- _Your goal_
Transcribe the listing that follows in full, omitting pictures.

--- START Provided material ---

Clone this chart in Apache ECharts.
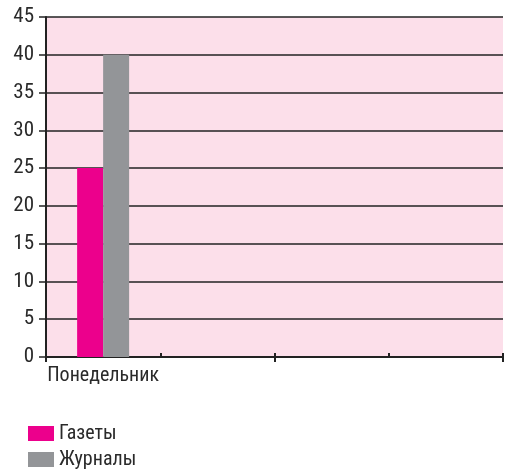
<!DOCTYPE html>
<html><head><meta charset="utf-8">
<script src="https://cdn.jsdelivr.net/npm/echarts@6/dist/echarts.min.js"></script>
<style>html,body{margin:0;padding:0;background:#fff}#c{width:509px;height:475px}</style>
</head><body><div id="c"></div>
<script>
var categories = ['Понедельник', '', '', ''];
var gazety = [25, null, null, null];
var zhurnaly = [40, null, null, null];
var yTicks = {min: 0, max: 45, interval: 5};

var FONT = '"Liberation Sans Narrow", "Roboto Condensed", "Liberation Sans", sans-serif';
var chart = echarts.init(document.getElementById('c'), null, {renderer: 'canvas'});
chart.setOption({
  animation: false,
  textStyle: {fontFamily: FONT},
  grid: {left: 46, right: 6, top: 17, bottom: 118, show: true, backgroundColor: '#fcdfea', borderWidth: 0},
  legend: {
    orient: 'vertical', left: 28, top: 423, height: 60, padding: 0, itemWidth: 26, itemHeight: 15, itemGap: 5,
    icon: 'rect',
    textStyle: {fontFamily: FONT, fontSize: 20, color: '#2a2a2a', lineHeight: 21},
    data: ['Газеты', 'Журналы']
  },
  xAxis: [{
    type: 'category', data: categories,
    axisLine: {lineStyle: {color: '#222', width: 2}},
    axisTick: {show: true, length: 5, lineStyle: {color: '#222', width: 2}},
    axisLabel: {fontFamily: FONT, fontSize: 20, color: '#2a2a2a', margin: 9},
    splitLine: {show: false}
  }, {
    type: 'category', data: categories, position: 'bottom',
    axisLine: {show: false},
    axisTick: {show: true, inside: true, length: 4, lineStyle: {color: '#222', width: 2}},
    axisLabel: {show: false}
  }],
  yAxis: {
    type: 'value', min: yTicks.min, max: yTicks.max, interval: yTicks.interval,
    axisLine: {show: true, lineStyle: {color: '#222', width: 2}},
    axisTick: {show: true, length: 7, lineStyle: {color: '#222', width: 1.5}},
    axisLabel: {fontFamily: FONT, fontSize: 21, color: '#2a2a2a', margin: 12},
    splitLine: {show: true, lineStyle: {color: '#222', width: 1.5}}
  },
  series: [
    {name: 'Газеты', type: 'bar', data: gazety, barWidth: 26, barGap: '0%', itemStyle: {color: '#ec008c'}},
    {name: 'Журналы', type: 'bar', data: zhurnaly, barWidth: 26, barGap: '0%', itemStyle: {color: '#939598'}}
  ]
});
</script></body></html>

--- END Provided material ---

- _Final answer_
Clone this chart in Apache ECharts.
<!DOCTYPE html>
<html><head><meta charset="utf-8">
<script src="https://cdn.jsdelivr.net/npm/echarts@6/dist/echarts.min.js"></script>
<style>html,body{margin:0;padding:0;background:#fff}#c{width:509px;height:475px}</style>
</head><body><div id="c"></div>
<script>
var categories = ['Понедельник', '', '', ''];
var gazety = [25, null, null, null];
var zhurnaly = [40, null, null, null];
var yTicks = {min: 0, max: 45, interval: 5};

var FONT = '"Liberation Sans Narrow", "Roboto Condensed", "Liberation Sans", sans-serif';
var chart = echarts.init(document.getElementById('c'), null, {renderer: 'canvas'});
chart.setOption({
  animation: false,
  textStyle: {fontFamily: FONT},
  grid: {left: 46, right: 6, top: 17, bottom: 118, show: true, backgroundColor: '#fcdfea', borderWidth: 0},
  legend: {
    orient: 'vertical', left: 28, top: 423, height: 60, padding: 0, itemWidth: 26, itemHeight: 15, itemGap: 5,
    icon: 'rect',
    textStyle: {fontFamily: FONT, fontSize: 20, color: '#2a2a2a', lineHeight: 21},
    data: ['Газеты', 'Журналы']
  },
  xAxis: [{
    type: 'category', data: categories,
    axisLine: {lineStyle: {color: '#222', width: 2}},
    axisTick: {show: true, length: 5, lineStyle: {color: '#222', width: 2}},
    axisLabel: {fontFamily: FONT, fontSize: 20, color: '#2a2a2a', margin: 9},
    splitLine: {show: false}
  }, {
    type: 'category', data: categories, position: 'bottom',
    axisLine: {show: false},
    axisTick: {show: true, inside: true, length: 4, lineStyle: {color: '#222', width: 2}},
    axisLabel: {show: false}
  }],
  yAxis: {
    type: 'value', min: yTicks.min, max: yTicks.max, interval: yTicks.interval,
    axisLine: {show: true, lineStyle: {color: '#222', width: 2}},
    axisTick: {show: true, length: 7, lineStyle: {color: '#222', width: 1.5}},
    axisLabel: {fontFamily: FONT, fontSize: 21, color: '#2a2a2a', margin: 12},
    splitLine: {show: true, lineStyle: {color: '#222', width: 1.5}}
  },
  series: [
    {name: 'Газеты', type: 'bar', data: gazety, barWidth: 26, barGap: '0%', itemStyle: {color: '#ec008c'}},
    {name: 'Журналы', type: 'bar', data: zhurnaly, barWidth: 26, barGap: '0%', itemStyle: {color: '#939598'}}
  ]
});
</script></body></html>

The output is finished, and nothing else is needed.